### COLLECTED DATA
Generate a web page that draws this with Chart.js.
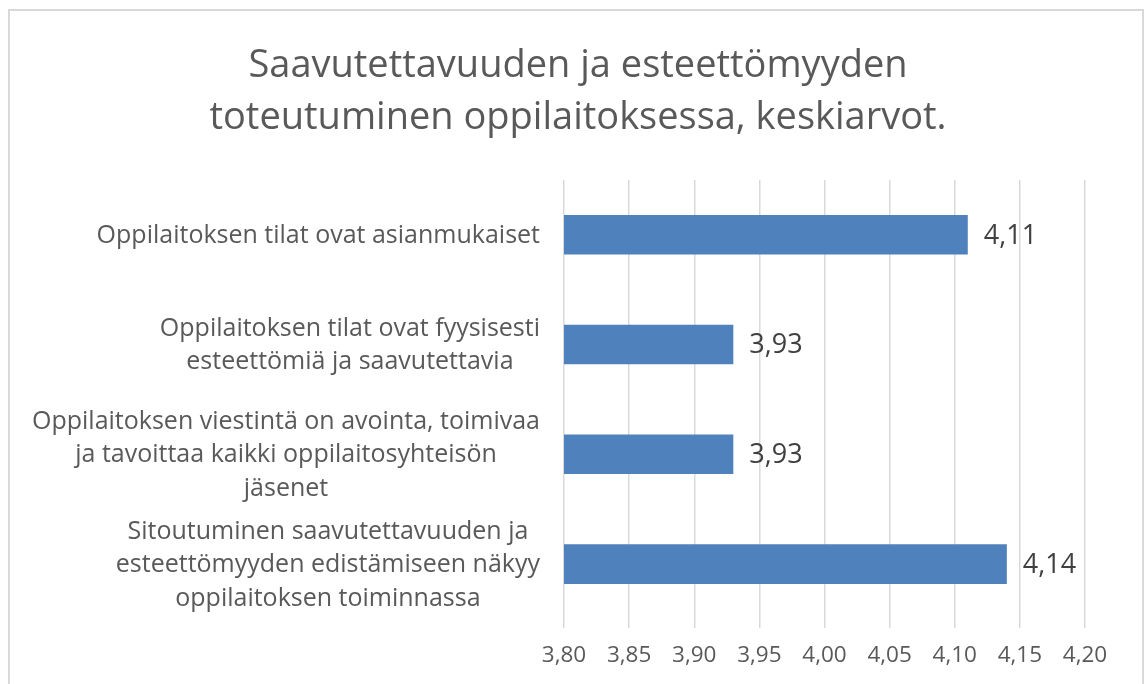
<!DOCTYPE html>
<html>
<head>
<meta charset="utf-8">
<script src="https://cdn.jsdelivr.net/npm/chart.js@4.4.1/dist/chart.umd.min.js"></script>
<style>
  html, body { margin: 0; padding: 0; background: #fff; }
  #wrap { position: relative; width: 1147px; height: 684px; overflow: hidden; }
  #frame { position: absolute; left: 8px; top: 9px; width: 1136px; height: 700px; border: 2px solid #d9d9d9; box-sizing: border-box; }
  canvas { position: absolute; left: 0; top: 0; }
</style>
</head>
<body>
<div id="wrap">
  <div id="frame"></div>
  <canvas id="myChart" width="1147" height="684"></canvas>
</div>
<script>
var titleLines = ['Saavutettavuuden ja esteettömyyden', 'toteutuminen oppilaitoksessa, keskiarvot.'];

var categories = [
  ['Oppilaitoksen tilat ovat asianmukaiset'],
  ['Oppilaitoksen tilat ovat fyysisesti', 'esteettömiä ja saavutettavia'],
  ['Oppilaitoksen viestintä on avointa, toimivaa', 'ja tavoittaa kaikki oppilaitosyhteisön', 'jäsenet'],
  ['Sitoutuminen saavutettavuuden ja', 'esteettömyyden edistämiseen näkyy', 'oppilaitoksen toiminnassa']
];
var averages = [4.11, 3.93, 3.93, 4.14];

var axisMin = 3.80;
var axisMax = 4.20;
var axisStep = 0.05;

var fontName = '"Open Sans", Lato, sans-serif';
var grey = '#595959';

function fi(v) {
  return v.toFixed(2).replace('.', ',');
}

// category labels: each one centred on itself, block pushed to the right like Excel
var catLabels = {
  id: 'catLabels',
  afterDraw: function(chart) {
    var ctx = chart.ctx;
    var yScale = chart.scales.y;
    var right = chart.chartArea.left - 24;
    var lh = 33.5;
    ctx.save();
    ctx.font = '25px ' + fontName;
    ctx.fillStyle = grey;
    ctx.textAlign = 'center';
    ctx.textBaseline = 'middle';
    categories.forEach(function(lines, i) {
      var w = 0;
      lines.forEach(function(l) { w = Math.max(w, ctx.measureText(l).width); });
      var cx = right - w / 2;
      var cy = yScale.getPixelForValue(i) + 1;
      var y0 = cy - (lines.length - 1) * lh / 2;
      lines.forEach(function(l, k) {
        ctx.fillText(l, cx, y0 + k * lh);
      });
    });
    ctx.restore();
  }
};

// value labels at the end of each bar
var valueLabels = {
  id: 'valueLabels',
  afterDatasetsDraw: function(chart) {
    var ctx = chart.ctx;
    var meta = chart.getDatasetMeta(0);
    ctx.save();
    ctx.font = '27px ' + fontName;
    ctx.fillStyle = '#404040';
    ctx.textAlign = 'left';
    ctx.textBaseline = 'middle';
    meta.data.forEach(function(bar, i) {
      ctx.fillText(fi(averages[i]), bar.x + 16, bar.y + 1);
    });
    ctx.restore();
  }
};

var ctx = document.getElementById('myChart').getContext('2d');
var mychart = new Chart(ctx, {
  type: 'bar',
  data: {
    labels: categories,
    datasets: [{
      data: averages,
      backgroundColor: '#4f81bd',
      borderWidth: 0,
      barPercentage: 0.72,
      categoryPercentage: 0.5
    }]
  },
  options: {
    indexAxis: 'y',
    responsive: false,
    animation: false,
    layout: { padding: { top: 40, right: 62, left: 71, bottom: 0 } },
    plugins: {
      legend: { display: false },
      tooltip: { enabled: false },
      title: {
        display: true,
        text: titleLines,
        color: grey,
        font: { family: fontName, size: 38, weight: 'normal', lineHeight: 1.368 },
        padding: { top: 0, bottom: 36 }
      }
    },
    scales: {
      x: {
        type: 'linear',
        min: axisMin,
        max: axisMax,
        border: { display: false },
        grid: { color: '#d9d9d9', lineWidth: 1.5, tickLength: 9, drawTicks: true },
        ticks: {
          stepSize: axisStep,
          color: grey,
          padding: 14,
          font: { family: fontName, size: 22.5 },
          callback: function(v) { return fi(v); }
        },
        afterFit: function(s) { s.height = 65; }
      },
      y: {
        border: { display: false },
        grid: { display: false },
        ticks: { display: false },
        afterFit: function(s) { s.width = 493; }
      }
    }
  },
  plugins: [catLabels, valueLabels]
});
</script>
</body>
</html>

### DO THIS
Produce an exact copy of each line of data, skipping embedded images.

### CORRECT RESPONSE
Generate a web page that draws this with Chart.js.
<!DOCTYPE html>
<html>
<head>
<meta charset="utf-8">
<script src="https://cdn.jsdelivr.net/npm/chart.js@4.4.1/dist/chart.umd.min.js"></script>
<style>
  html, body { margin: 0; padding: 0; background: #fff; }
  #wrap { position: relative; width: 1147px; height: 684px; overflow: hidden; }
  #frame { position: absolute; left: 8px; top: 9px; width: 1136px; height: 700px; border: 2px solid #d9d9d9; box-sizing: border-box; }
  canvas { position: absolute; left: 0; top: 0; }
</style>
</head>
<body>
<div id="wrap">
  <div id="frame"></div>
  <canvas id="myChart" width="1147" height="684"></canvas>
</div>
<script>
var titleLines = ['Saavutettavuuden ja esteettömyyden', 'toteutuminen oppilaitoksessa, keskiarvot.'];

var categories = [
  ['Oppilaitoksen tilat ovat asianmukaiset'],
  ['Oppilaitoksen tilat ovat fyysisesti', 'esteettömiä ja saavutettavia'],
  ['Oppilaitoksen viestintä on avointa, toimivaa', 'ja tavoittaa kaikki oppilaitosyhteisön', 'jäsenet'],
  ['Sitoutuminen saavutettavuuden ja', 'esteettömyyden edistämiseen näkyy', 'oppilaitoksen toiminnassa']
];
var averages = [4.11, 3.93, 3.93, 4.14];

var axisMin = 3.80;
var axisMax = 4.20;
var axisStep = 0.05;

var fontName = '"Open Sans", Lato, sans-serif';
var grey = '#595959';

function fi(v) {
  return v.toFixed(2).replace('.', ',');
}

// category labels: each one centred on itself, block pushed to the right like Excel
var catLabels = {
  id: 'catLabels',
  afterDraw: function(chart) {
    var ctx = chart.ctx;
    var yScale = chart.scales.y;
    var right = chart.chartArea.left - 24;
    var lh = 33.5;
    ctx.save();
    ctx.font = '25px ' + fontName;
    ctx.fillStyle = grey;
    ctx.textAlign = 'center';
    ctx.textBaseline = 'middle';
    categories.forEach(function(lines, i) {
      var w = 0;
      lines.forEach(function(l) { w = Math.max(w, ctx.measureText(l).width); });
      var cx = right - w / 2;
      var cy = yScale.getPixelForValue(i) + 1;
      var y0 = cy - (lines.length - 1) * lh / 2;
      lines.forEach(function(l, k) {
        ctx.fillText(l, cx, y0 + k * lh);
      });
    });
    ctx.restore();
  }
};

// value labels at the end of each bar
var valueLabels = {
  id: 'valueLabels',
  afterDatasetsDraw: function(chart) {
    var ctx = chart.ctx;
    var meta = chart.getDatasetMeta(0);
    ctx.save();
    ctx.font = '27px ' + fontName;
    ctx.fillStyle = '#404040';
    ctx.textAlign = 'left';
    ctx.textBaseline = 'middle';
    meta.data.forEach(function(bar, i) {
      ctx.fillText(fi(averages[i]), bar.x + 16, bar.y + 1);
    });
    ctx.restore();
  }
};

var ctx = document.getElementById('myChart').getContext('2d');
var mychart = new Chart(ctx, {
  type: 'bar',
  data: {
    labels: categories,
    datasets: [{
      data: averages,
      backgroundColor: '#4f81bd',
      borderWidth: 0,
      barPercentage: 0.72,
      categoryPercentage: 0.5
    }]
  },
  options: {
    indexAxis: 'y',
    responsive: false,
    animation: false,
    layout: { padding: { top: 40, right: 62, left: 71, bottom: 0 } },
    plugins: {
      legend: { display: false },
      tooltip: { enabled: false },
      title: {
        display: true,
        text: titleLines,
        color: grey,
        font: { family: fontName, size: 38, weight: 'normal', lineHeight: 1.368 },
        padding: { top: 0, bottom: 36 }
      }
    },
    scales: {
      x: {
        type: 'linear',
        min: axisMin,
        max: axisMax,
        border: { display: false },
        grid: { color: '#d9d9d9', lineWidth: 1.5, tickLength: 9, drawTicks: true },
        ticks: {
          stepSize: axisStep,
          color: grey,
          padding: 14,
          font: { family: fontName, size: 22.5 },
          callback: function(v) { return fi(v); }
        },
        afterFit: function(s) { s.height = 65; }
      },
      y: {
        border: { display: false },
        grid: { display: false },
        ticks: { display: false },
        afterFit: function(s) { s.width = 493; }
      }
    }
  },
  plugins: [catLabels, valueLabels]
});
</script>
</body>
</html>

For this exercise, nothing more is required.